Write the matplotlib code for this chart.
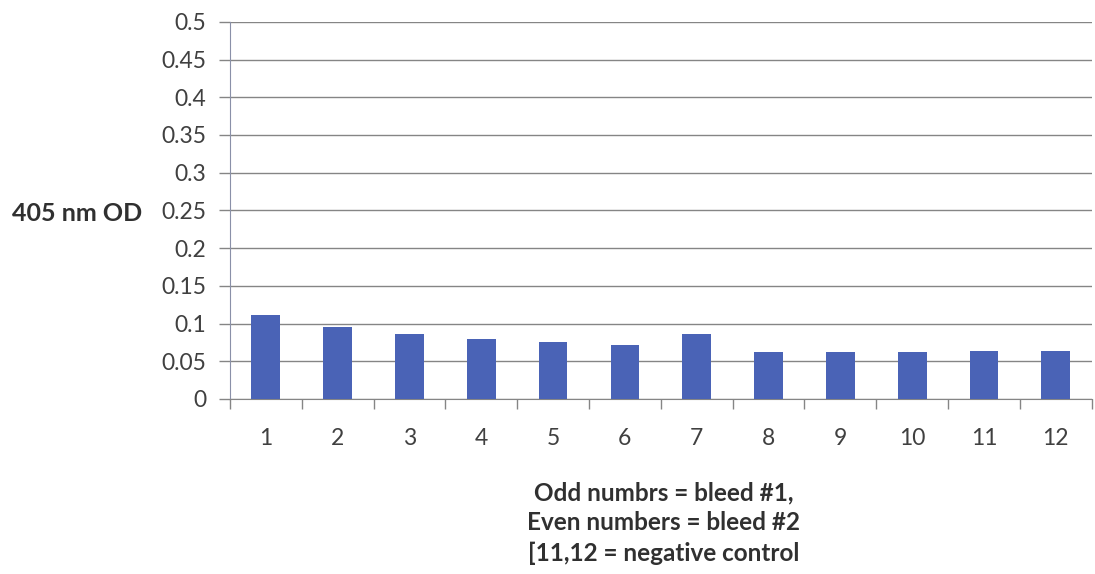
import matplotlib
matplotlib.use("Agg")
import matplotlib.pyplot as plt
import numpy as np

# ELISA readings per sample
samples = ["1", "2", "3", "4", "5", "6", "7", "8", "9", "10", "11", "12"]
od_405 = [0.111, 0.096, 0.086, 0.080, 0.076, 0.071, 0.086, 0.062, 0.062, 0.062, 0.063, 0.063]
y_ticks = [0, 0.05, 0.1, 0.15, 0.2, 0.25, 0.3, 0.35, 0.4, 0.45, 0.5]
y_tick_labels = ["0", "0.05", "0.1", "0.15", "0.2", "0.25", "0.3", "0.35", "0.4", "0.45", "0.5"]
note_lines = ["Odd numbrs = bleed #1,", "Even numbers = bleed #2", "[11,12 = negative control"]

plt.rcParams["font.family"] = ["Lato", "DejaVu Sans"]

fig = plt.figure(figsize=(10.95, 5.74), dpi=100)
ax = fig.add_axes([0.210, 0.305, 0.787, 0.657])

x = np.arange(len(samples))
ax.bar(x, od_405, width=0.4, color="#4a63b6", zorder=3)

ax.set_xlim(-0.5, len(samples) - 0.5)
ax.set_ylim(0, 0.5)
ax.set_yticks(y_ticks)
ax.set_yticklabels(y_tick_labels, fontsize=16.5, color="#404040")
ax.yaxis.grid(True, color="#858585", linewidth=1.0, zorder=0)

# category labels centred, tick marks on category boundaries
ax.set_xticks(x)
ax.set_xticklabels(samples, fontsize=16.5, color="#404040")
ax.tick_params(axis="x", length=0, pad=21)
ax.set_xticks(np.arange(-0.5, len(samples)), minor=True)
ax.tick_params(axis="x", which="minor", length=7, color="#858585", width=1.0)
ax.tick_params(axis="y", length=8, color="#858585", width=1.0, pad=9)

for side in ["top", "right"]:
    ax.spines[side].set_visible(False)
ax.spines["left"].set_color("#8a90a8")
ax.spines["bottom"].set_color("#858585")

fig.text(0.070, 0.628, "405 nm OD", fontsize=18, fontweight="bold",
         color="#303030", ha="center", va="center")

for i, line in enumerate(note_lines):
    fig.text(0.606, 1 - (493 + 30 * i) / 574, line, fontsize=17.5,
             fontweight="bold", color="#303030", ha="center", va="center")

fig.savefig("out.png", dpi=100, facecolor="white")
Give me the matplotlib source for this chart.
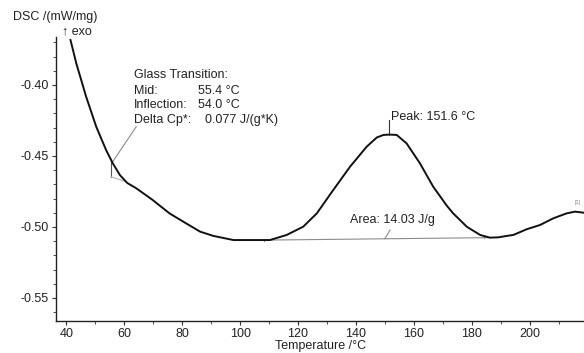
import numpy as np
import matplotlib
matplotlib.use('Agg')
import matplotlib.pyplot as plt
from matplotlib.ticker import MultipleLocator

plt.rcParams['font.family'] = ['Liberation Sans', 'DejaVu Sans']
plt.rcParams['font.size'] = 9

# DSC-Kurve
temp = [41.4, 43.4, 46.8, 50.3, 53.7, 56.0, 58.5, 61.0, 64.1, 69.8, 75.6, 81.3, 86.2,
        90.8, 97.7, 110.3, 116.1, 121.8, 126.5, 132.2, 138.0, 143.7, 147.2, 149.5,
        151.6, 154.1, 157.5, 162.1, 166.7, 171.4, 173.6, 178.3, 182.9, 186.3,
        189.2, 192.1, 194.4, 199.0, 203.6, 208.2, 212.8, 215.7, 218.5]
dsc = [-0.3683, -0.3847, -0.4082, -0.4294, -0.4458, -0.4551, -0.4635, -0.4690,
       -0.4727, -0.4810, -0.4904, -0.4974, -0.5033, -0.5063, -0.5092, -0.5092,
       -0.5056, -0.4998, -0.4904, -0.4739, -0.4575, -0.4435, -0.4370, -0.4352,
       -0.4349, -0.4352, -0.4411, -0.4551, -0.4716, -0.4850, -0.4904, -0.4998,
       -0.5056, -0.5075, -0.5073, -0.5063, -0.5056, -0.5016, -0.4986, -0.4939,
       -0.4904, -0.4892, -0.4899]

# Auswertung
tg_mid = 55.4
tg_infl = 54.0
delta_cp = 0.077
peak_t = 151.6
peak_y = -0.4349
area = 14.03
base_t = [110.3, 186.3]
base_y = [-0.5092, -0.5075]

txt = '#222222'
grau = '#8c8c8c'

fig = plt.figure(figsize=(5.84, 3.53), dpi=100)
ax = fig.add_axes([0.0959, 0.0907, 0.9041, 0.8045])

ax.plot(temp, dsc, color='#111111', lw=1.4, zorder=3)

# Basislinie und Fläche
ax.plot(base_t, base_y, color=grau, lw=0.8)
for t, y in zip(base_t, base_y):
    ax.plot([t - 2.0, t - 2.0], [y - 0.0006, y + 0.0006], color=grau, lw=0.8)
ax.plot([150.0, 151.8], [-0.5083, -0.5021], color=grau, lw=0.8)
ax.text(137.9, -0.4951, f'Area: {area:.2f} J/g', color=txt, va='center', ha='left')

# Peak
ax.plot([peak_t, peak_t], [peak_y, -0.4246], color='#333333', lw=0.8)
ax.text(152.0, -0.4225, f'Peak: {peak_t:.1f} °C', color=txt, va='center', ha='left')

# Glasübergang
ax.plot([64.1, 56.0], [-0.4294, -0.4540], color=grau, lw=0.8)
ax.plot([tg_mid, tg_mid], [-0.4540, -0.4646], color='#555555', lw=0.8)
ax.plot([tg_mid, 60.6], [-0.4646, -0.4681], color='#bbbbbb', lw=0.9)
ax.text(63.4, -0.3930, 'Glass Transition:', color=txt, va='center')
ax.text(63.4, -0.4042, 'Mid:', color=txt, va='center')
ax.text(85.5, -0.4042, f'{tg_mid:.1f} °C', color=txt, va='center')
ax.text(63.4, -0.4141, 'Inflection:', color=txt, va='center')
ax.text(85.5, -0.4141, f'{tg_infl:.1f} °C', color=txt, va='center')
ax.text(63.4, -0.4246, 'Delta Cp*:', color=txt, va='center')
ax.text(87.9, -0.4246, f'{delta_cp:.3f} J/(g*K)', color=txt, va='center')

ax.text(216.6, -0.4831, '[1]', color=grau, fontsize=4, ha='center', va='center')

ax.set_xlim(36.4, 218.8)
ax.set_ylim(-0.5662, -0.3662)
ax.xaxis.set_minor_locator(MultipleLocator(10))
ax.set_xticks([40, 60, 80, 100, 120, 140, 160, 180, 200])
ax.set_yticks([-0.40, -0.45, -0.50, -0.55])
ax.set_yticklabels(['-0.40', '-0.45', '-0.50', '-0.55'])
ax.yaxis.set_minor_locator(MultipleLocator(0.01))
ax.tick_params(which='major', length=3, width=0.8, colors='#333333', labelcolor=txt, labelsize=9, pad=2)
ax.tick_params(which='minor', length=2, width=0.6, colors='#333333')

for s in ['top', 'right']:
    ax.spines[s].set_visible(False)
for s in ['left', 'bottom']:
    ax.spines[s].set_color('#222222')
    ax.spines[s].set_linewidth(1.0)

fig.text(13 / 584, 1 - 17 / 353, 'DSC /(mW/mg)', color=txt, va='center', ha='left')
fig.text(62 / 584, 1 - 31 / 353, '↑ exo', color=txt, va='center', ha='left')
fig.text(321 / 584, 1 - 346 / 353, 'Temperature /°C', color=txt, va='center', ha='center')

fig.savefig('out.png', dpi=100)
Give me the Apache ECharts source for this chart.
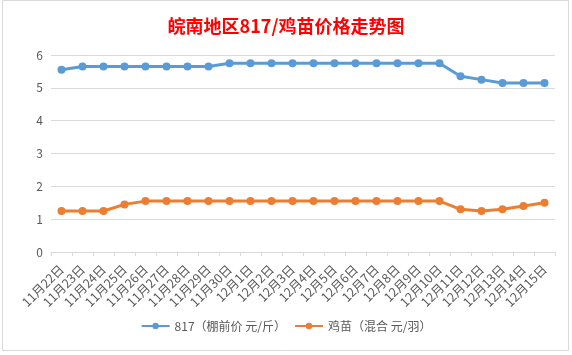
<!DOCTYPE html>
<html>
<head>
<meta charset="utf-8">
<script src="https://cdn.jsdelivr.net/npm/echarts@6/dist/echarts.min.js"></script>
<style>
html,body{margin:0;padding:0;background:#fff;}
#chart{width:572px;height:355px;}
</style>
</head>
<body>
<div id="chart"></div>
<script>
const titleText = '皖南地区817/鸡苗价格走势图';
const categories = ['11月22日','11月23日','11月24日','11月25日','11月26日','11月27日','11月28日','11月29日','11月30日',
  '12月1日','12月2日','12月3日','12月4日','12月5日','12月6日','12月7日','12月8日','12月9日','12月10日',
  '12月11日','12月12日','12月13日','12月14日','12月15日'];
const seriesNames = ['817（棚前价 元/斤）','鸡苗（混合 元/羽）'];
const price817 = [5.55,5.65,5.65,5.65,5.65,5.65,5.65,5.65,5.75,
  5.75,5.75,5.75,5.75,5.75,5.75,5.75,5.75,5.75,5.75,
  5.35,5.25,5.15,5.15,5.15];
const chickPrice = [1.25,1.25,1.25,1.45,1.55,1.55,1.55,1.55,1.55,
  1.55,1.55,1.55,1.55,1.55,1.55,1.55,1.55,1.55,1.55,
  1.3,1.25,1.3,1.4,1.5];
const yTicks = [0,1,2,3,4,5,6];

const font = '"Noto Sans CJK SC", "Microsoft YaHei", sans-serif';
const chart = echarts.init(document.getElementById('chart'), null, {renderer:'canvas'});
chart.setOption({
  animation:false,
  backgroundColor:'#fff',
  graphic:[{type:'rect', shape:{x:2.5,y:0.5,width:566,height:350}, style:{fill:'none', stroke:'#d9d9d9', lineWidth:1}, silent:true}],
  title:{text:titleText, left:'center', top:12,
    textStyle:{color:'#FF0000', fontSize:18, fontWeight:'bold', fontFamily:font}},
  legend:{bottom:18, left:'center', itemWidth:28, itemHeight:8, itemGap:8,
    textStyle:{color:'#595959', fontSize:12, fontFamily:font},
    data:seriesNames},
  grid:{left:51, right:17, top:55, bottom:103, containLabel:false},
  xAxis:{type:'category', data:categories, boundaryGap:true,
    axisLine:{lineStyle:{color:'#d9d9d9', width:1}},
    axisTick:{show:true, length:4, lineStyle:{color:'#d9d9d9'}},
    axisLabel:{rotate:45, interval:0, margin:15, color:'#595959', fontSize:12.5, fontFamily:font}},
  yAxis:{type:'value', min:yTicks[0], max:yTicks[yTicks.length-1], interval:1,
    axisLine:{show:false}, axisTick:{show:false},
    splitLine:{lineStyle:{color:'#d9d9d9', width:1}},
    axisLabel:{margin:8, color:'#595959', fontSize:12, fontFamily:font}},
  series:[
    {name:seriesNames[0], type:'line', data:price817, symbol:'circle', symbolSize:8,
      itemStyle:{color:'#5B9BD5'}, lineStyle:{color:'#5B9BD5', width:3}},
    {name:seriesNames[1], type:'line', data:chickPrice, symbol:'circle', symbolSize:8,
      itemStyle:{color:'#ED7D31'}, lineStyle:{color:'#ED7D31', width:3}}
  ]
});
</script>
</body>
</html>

[What is being asked] Copy exactly the stretch of lines from the one containing "Give me the matplotlib source for this chart." through the one containing "-0.4904, -0.4892, -0.4899]", both included. Leave out any pictures.

[Reply to the task]
Give me the matplotlib source for this chart.
import numpy as np
import matplotlib
matplotlib.use('Agg')
import matplotlib.pyplot as plt
from matplotlib.ticker import MultipleLocator

plt.rcParams['font.family'] = ['Liberation Sans', 'DejaVu Sans']
plt.rcParams['font.size'] = 9

# DSC-Kurve
temp = [41.4, 43.4, 46.8, 50.3, 53.7, 56.0, 58.5, 61.0, 64.1, 69.8, 75.6, 81.3, 86.2,
        90.8, 97.7, 110.3, 116.1, 121.8, 126.5, 132.2, 138.0, 143.7, 147.2, 149.5,
        151.6, 154.1, 157.5, 162.1, 166.7, 171.4, 173.6, 178.3, 182.9, 186.3,
        189.2, 192.1, 194.4, 199.0, 203.6, 208.2, 212.8, 215.7, 218.5]
dsc = [-0.3683, -0.3847, -0.4082, -0.4294, -0.4458, -0.4551, -0.4635, -0.4690,
       -0.4727, -0.4810, -0.4904, -0.4974, -0.5033, -0.5063, -0.5092, -0.5092,
       -0.5056, -0.4998, -0.4904, -0.4739, -0.4575, -0.4435, -0.4370, -0.4352,
       -0.4349, -0.4352, -0.4411, -0.4551, -0.4716, -0.4850, -0.4904, -0.4998,
       -0.5056, -0.5075, -0.5073, -0.5063, -0.5056, -0.5016, -0.4986, -0.4939,
       -0.4904, -0.4892, -0.4899]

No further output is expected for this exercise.